Dozens of high-traffic websites including the New York Times, CNN, Twitch, Reddit, and the UK government’s home page, could not be reached. San Francisco-based Fastly acknowledged a problem just before 1000 GMT. It said in repeated updates on its website that it was “continuing to investigate the issue.” According to Reuters, Amazon.com Inc’s retail website also seemed to face an outage.
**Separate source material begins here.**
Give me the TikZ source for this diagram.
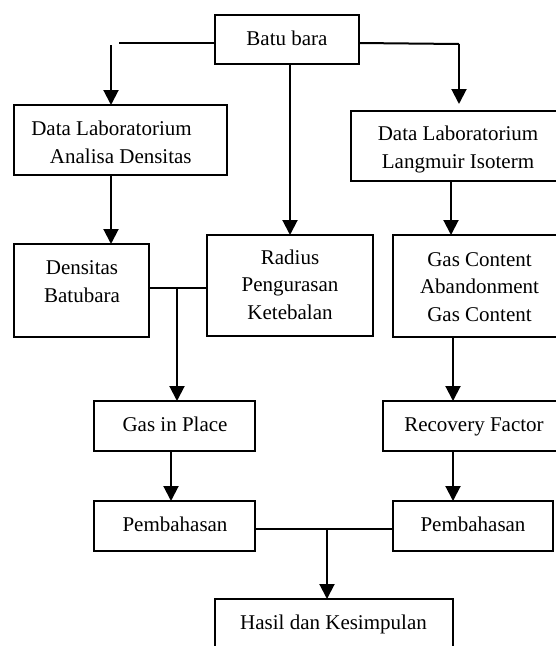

Amazon was not immediately available to comment.
Visitors trying to access CNN.com got a message that said: “Fastly error: unknown domain: cnn.com.” Attempts to access the Financial Times website turned up a similar message while visits to the New York Times and UK government’s gov.uk site returned an “Error 503 Service Unavailable“ message, along with the line “Varnish cache server,“ which is a technology that Fastly is built on.
Down Detector, which tracks internet outages, said: “Reports indicate there may be a widespread outage at Fastly, which may be impacting your service.”
In a detailed thread on Twitter, the Guardian’s UK technology correspondent Alex Hern wrote that the “massive internet outage” has been traced to a failure in a content delivery network (CDN) run by Fastly.”
His thread also notes that the the outage, which began shortly before 11am UK time, saw visitors to a vast array of sites receive error messages including “Error 503 Service Unavailable” and a terse “connection failure”. When we tried accessing CNN, we also get the 503 error.
According to Hern’s thread the problem can be traced to Fastly, which is a cloud computing services provider, and runs an “edge cloud that is supposed to speed up loading times for websites, protect them from denial-of-service attacks, and help them deal with bursts of traffic.”
On its status page, Fastly says the issue has been identified and a fix has been implemented. It adds that customers may experience increased origin load as global services return. The status page noted nearly an hour back that they are “currently investigating potential impact to performance with our CDN services.”